ECLI:NL:GHSGR:2007:BA3319
Gerechtshof 's-Gravenhage
- Hoger beroep
- P.J. Wurzer
- C.M.P. Flint-Van Noort
- D. Jalink
- Rechtspraak.nl
Vrijspraak in moordzaak door ongeloofwaardigheid getuigenverklaringen en gebrek aan bewijs
In deze zaak, die voor het Gerechtshof 's-Gravenhage diende, werd de verdachte beschuldigd van medeplegen van moord. De zaak kwam in hoger beroep na een veroordeling door de rechtbank te Amsterdam, waar de verdachte was veroordeeld tot een gevangenisstraf van twaalf jaren. De verdachte was gedetineerd ten tijde van het onderzoek en de zittingen. Het hof heeft de verklaringen van twee getuigen, [getuige 1] en [getuige 2], kritisch beoordeeld. Beide getuigen hadden verklaard betrokken te zijn bij de levering van een vuurwapen dat bij het delict zou zijn gebruikt. Echter, het hof stelde vast dat deze getuigen niet als verdachten waren aangemerkt, ondanks hun belastende verklaringen. Dit wekte vraagtekens over de geloofwaardigheid van hun verklaringen en de rol van de politie en justitie in deze zaak.

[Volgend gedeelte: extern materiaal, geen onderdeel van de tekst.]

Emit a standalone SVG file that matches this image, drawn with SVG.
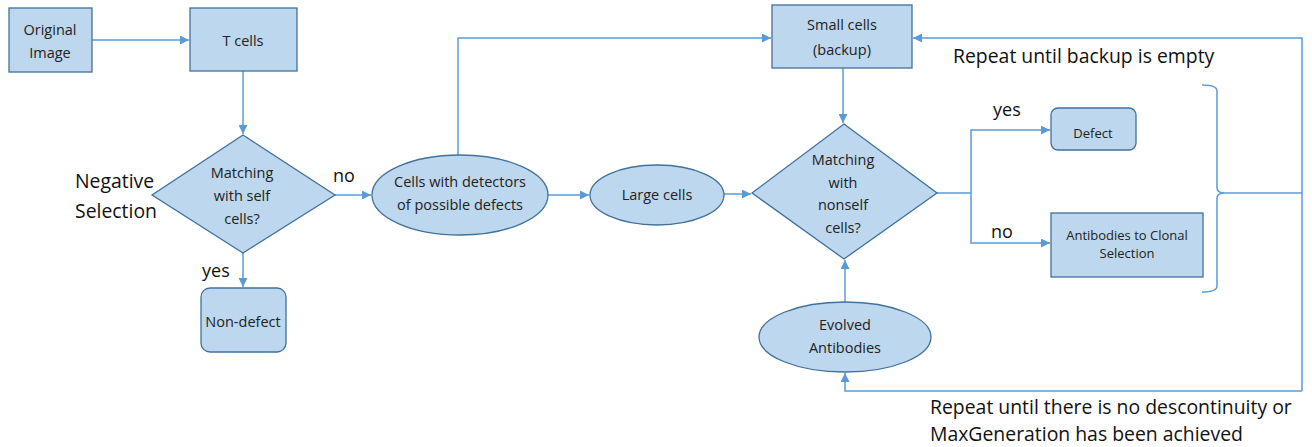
<svg xmlns="http://www.w3.org/2000/svg" width="1312" height="447" viewBox="0 0 1312 447">
<style>
.n{fill:#bdd7ee;stroke:#41719c;stroke-width:1.3}
.t{font-family:"Open Sans","Liberation Sans",sans-serif;fill:#222;text-anchor:middle;font-size:14.5px}
.s{font-size:13px}
.l{font-family:"Open Sans","Liberation Sans",sans-serif;fill:#111}
.c{fill:none;stroke:#5b9bd5;stroke-width:1.5}
</style>
<defs>
<marker id="a" viewBox="0 0 10 10" refX="10" refY="5" markerWidth="9" markerHeight="9" markerUnits="userSpaceOnUse" orient="auto">
<path d="M0,0 L10,5 L0,10 z" fill="#5b9bd5"/>
</marker>
</defs>
<rect width="1312" height="447" fill="#fff"/>
<g id="connectors">
<path class="c" d="M92,40 H189" marker-end="url(#a)"/>
<path class="c" d="M243,71 V134" marker-end="url(#a)"/>
<path class="c" d="M335,195 H371" marker-end="url(#a)"/>
<path class="c" d="M243,253 V287" marker-end="url(#a)"/>
<path class="c" d="M458,155 V38 H771" marker-end="url(#a)"/>
<path class="c" d="M547,195 H589" marker-end="url(#a)"/>
<path class="c" d="M724,194 H751" marker-end="url(#a)"/>
<path class="c" d="M843,68 V123" marker-end="url(#a)"/>
<path class="c" d="M937,193 H971 V130 H1050" marker-end="url(#a)"/>
<path class="c" d="M971,193 V243 H1050" marker-end="url(#a)"/>
<path class="c" d="M1202,85 Q1217,85 1217,91 V188 Q1217,193 1225,193 Q1217,193 1217,198 V286 Q1217,292 1202,292"/>
<path class="c" d="M1225,193 H1302"/>
<path class="c" d="M1302,391 V38 H913" marker-end="url(#a)"/>
<path class="c" d="M1302,391 H845 V373" marker-end="url(#a)"/>
<path class="c" d="M845,302 V260" marker-end="url(#a)"/>
</g>
<g id="original-image">
<rect class="n" x="9" y="8" width="83" height="64"/>
<text class="t"><tspan x="50" y="35">Original</tspan><tspan x="50" y="58">Image</tspan></text>
</g>
<g id="t-cells">
<rect class="n" x="190" y="8" width="107" height="63"/>
<text class="t" x="243" y="46">T cells</text>
</g>
<g id="self-match">
<path class="n" d="M243,135 L335,195 L243,253 L152,195 Z"/>
<text class="t"><tspan x="242" y="178">Matching</tspan><tspan x="242" y="201">with self</tspan><tspan x="242" y="224">cells?</tspan></text>
</g>
<g id="non-defect">
<rect class="n" x="201" y="288" width="85" height="64" rx="9"/>
<text class="t" x="243" y="327">Non-defect</text>
</g>
<g id="detectors">
<ellipse class="n" cx="460" cy="195" rx="88" ry="40"/>
<text class="t"><tspan x="460" y="187">Cells with detectors</tspan><tspan x="460" y="210">of possible defects</tspan></text>
</g>
<g id="large-cells">
<ellipse class="n" cx="657" cy="195" rx="67" ry="30"/>
<text class="t" x="657" y="200">Large cells</text>
</g>
<g id="small-cells">
<rect class="n" x="772" y="5" width="140" height="63"/>
<text class="t"><tspan x="842" y="30">Small cells</tspan><tspan x="842" y="55">(backup)</tspan></text>
</g>
<g id="nonself-match">
<path class="n" d="M844,124 L937,193 L844,259 L752,193 Z"/>
<text class="t"><tspan x="843" y="165">Matching</tspan><tspan x="843" y="188">with</tspan><tspan x="843" y="210">nonself</tspan><tspan x="843" y="233">cells?</tspan></text>
</g>
<g id="defect">
<rect class="n" x="1051" y="108" width="85" height="42" rx="7"/>
<text class="t s" x="1093" y="138">Defect</text>
</g>
<g id="clonal">
<rect class="n" x="1051" y="213" width="152" height="64"/>
<text class="t s"><tspan x="1127" y="240">Antibodies to Clonal</tspan><tspan x="1127" y="258">Selection</tspan></text>
</g>
<g id="evolved">
<ellipse class="n" cx="845" cy="337" rx="86" ry="35"/>
<text class="t"><tspan x="845" y="330">Evolved</tspan><tspan x="845" y="353">Antibodies</tspan></text>
</g>
<g id="labels">
<text class="l" font-size="19.4" x="75" y="188">Negative</text>
<text class="l" font-size="19.4" x="75" y="218">Selection</text>
<text class="l" font-size="18" x="333" y="182">no</text>
<text class="l" font-size="18" x="202" y="277">yes</text>
<text class="l" font-size="18" x="993" y="116">yes</text>
<text class="l" font-size="18" x="991" y="238">no</text>
<text class="l" font-size="19.4" x="953" y="63">Repeat until backup is empty</text>
<text class="l" font-size="19.4" x="930" y="414">Repeat until there is no descontinuity or</text>
<text class="l" font-size="19.4" x="930" y="441">MaxGeneration has been achieved</text>
</g>
</svg>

Het hof concludeerde dat de verklaringen van de getuigen onvoldoende betrouwbaar waren om als bewijs te dienen. De advocaat-generaal had gevorderd tot vernietiging van het eerdere vonnis en veroordeling van de verdachte, maar het hof oordeelde dat er onvoldoende wettig en overtuigend bewijs was voor de tenlastelegging. Hierdoor werd de verdachte vrijgesproken van de beschuldigingen. De uitspraak vond plaats op 28 februari 2007, waarbij het hof de eerdere veroordeling vernietigde en opnieuw recht deed. De beslissing werd genomen na een zorgvuldige afweging van de bewijsvoering en de geloofwaardigheid van de getuigen.